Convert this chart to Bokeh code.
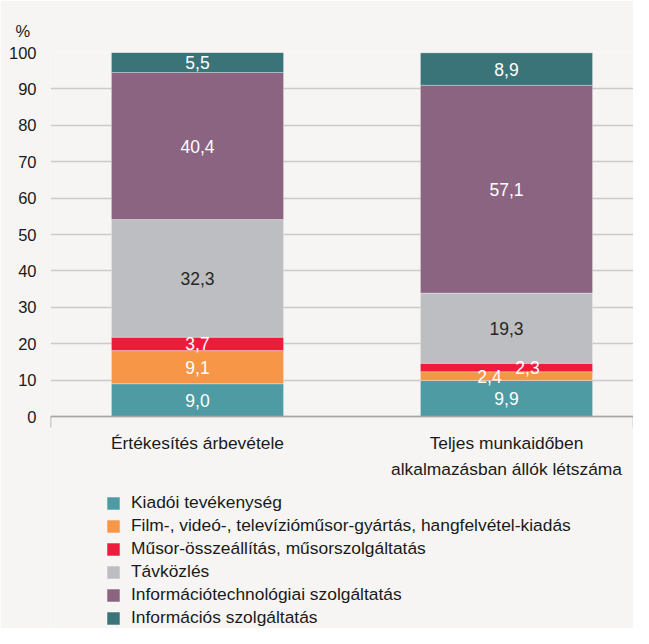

|---|

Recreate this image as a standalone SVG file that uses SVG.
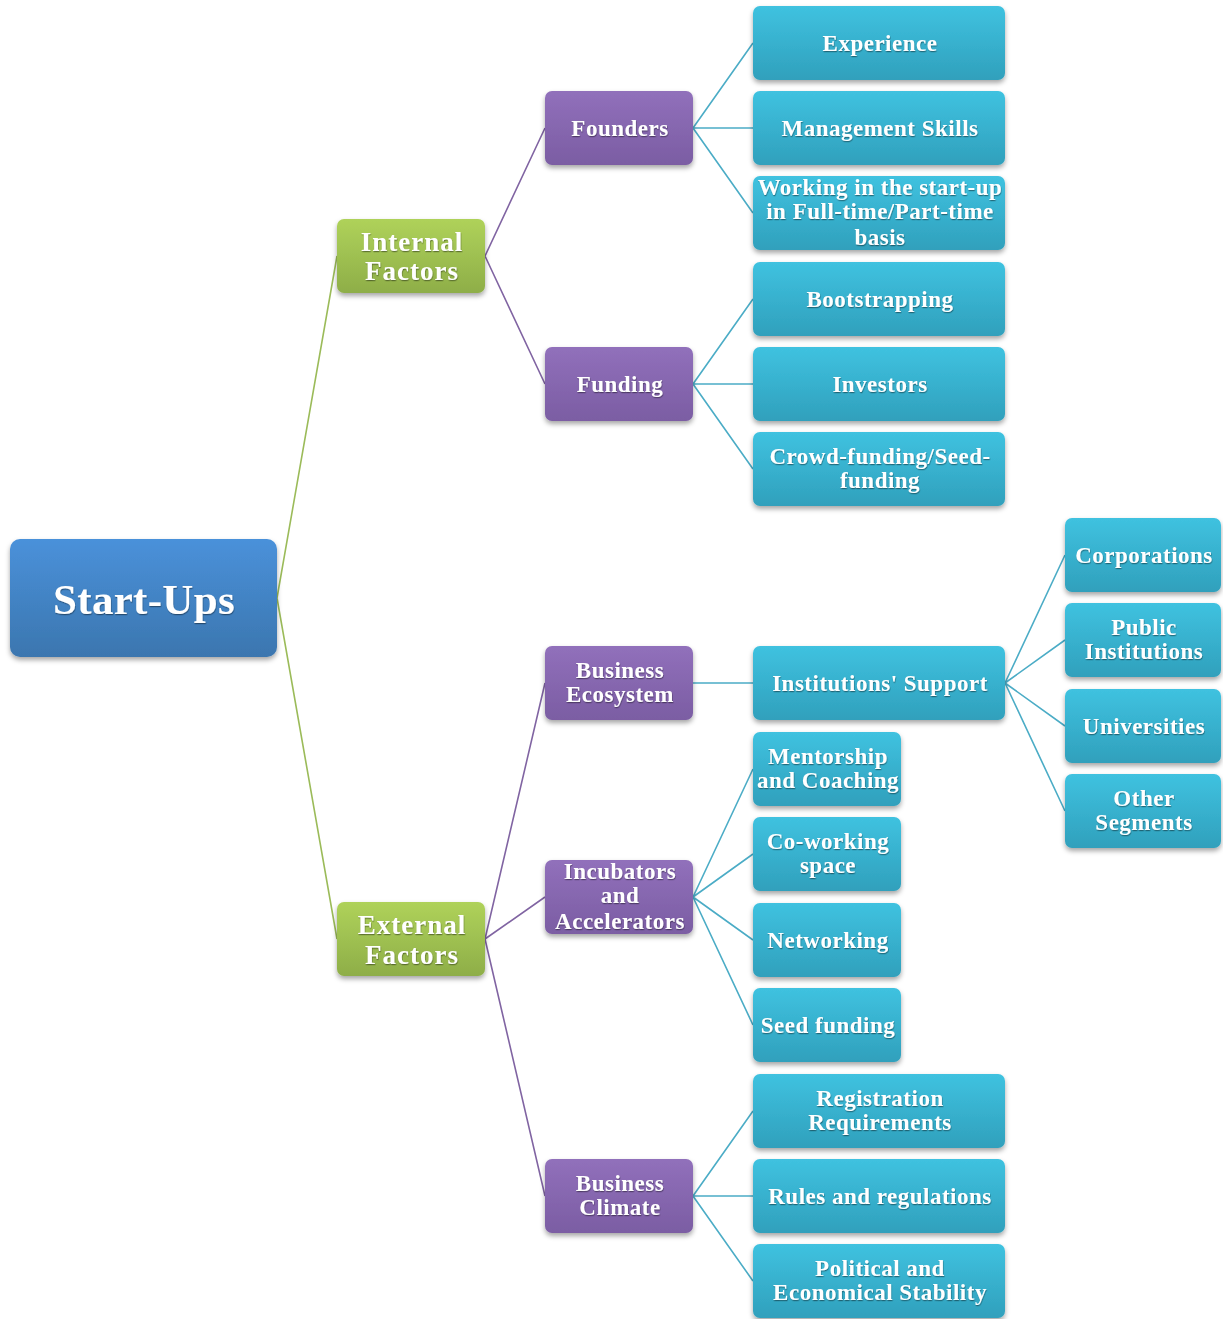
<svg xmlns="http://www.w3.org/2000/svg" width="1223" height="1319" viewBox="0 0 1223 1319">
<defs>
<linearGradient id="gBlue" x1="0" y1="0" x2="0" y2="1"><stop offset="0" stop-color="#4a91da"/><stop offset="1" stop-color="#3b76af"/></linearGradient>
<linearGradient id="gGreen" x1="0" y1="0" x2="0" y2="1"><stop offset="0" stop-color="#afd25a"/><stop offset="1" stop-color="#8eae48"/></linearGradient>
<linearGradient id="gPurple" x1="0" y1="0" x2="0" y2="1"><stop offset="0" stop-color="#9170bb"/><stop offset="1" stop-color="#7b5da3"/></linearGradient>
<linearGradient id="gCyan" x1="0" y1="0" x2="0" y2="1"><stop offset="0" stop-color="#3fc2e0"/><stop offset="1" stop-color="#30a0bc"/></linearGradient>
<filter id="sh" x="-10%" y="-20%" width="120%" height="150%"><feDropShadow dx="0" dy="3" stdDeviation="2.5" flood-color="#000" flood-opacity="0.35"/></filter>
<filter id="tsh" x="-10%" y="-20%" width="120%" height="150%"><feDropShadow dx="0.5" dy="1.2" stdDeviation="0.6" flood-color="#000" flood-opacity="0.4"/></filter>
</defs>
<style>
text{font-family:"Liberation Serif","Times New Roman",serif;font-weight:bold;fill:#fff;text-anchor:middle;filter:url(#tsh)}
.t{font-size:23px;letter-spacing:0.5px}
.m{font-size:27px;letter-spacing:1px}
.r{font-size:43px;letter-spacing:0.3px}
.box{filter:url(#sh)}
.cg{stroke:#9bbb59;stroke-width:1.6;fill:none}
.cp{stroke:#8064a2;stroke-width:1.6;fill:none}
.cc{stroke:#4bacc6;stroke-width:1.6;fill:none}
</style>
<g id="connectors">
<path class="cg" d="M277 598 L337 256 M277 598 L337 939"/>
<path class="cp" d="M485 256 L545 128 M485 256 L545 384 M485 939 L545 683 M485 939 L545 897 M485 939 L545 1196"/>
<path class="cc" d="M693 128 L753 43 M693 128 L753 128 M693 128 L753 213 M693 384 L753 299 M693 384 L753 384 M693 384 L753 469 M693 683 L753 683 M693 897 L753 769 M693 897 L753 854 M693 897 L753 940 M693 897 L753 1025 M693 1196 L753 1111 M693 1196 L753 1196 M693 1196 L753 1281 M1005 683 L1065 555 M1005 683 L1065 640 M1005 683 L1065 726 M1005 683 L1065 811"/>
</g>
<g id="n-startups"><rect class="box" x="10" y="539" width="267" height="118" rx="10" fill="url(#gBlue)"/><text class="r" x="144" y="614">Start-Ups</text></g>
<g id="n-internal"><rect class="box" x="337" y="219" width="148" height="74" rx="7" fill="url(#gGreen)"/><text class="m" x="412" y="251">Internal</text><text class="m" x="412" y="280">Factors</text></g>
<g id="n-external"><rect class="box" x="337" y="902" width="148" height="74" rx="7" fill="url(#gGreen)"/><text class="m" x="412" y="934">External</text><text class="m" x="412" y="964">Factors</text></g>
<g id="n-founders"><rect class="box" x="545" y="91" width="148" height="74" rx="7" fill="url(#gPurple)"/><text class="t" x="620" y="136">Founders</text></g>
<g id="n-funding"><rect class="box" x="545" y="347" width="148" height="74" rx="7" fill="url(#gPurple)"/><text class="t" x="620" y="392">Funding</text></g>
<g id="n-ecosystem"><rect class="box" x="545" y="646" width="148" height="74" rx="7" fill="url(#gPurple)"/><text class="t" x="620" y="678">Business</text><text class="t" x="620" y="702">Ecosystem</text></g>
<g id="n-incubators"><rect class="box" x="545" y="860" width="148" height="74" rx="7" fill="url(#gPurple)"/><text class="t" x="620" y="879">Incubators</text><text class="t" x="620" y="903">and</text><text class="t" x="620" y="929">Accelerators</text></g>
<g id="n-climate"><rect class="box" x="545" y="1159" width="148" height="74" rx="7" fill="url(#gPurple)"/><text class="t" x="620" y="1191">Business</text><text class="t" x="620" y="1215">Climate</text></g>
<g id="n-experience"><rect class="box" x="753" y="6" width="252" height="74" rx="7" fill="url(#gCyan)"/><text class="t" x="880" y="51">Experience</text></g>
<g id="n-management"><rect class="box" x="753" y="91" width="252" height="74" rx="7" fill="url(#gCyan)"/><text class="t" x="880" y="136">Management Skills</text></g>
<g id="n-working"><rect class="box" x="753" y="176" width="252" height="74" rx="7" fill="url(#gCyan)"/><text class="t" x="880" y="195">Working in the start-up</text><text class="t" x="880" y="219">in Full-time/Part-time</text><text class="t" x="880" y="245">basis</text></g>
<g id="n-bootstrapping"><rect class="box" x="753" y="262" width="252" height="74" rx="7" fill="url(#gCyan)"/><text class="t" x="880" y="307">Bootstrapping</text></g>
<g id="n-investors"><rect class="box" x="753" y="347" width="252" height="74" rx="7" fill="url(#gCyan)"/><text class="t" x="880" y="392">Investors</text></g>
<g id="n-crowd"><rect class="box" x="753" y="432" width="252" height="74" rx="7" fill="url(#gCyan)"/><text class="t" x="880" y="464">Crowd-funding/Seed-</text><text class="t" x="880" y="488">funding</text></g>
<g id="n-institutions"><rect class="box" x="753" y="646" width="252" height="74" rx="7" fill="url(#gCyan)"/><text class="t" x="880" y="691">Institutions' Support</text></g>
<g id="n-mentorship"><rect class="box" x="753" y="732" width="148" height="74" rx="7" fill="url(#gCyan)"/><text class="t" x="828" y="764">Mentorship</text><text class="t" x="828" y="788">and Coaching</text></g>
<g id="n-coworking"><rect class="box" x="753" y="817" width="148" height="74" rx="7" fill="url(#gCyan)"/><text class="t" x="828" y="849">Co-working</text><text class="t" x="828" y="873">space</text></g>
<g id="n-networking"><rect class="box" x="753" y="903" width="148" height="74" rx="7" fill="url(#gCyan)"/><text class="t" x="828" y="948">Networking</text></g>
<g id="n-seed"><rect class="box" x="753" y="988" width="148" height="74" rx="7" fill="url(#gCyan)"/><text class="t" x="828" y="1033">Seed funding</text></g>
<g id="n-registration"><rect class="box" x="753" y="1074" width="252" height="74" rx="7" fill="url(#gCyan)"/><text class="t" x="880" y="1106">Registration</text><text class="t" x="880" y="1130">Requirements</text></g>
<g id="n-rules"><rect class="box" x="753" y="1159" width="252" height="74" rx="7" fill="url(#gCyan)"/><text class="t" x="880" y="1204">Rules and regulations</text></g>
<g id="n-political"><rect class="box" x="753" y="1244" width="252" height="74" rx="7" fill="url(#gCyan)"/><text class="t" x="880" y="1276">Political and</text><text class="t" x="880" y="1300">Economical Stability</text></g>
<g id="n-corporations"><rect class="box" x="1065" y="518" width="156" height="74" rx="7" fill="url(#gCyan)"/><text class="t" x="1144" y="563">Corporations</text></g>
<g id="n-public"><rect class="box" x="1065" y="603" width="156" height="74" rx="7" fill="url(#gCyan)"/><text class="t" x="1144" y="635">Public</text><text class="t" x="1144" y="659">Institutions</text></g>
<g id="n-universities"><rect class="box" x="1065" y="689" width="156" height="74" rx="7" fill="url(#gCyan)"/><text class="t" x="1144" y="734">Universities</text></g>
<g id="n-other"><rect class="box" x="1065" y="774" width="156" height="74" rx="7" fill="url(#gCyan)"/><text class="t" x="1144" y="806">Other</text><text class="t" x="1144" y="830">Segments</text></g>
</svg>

|---|

• Given instruction
Extract each line holding the string "this".

• Finished exercise
Convert this chart to Bokeh code.
Recreate this image as a standalone SVG file that uses SVG.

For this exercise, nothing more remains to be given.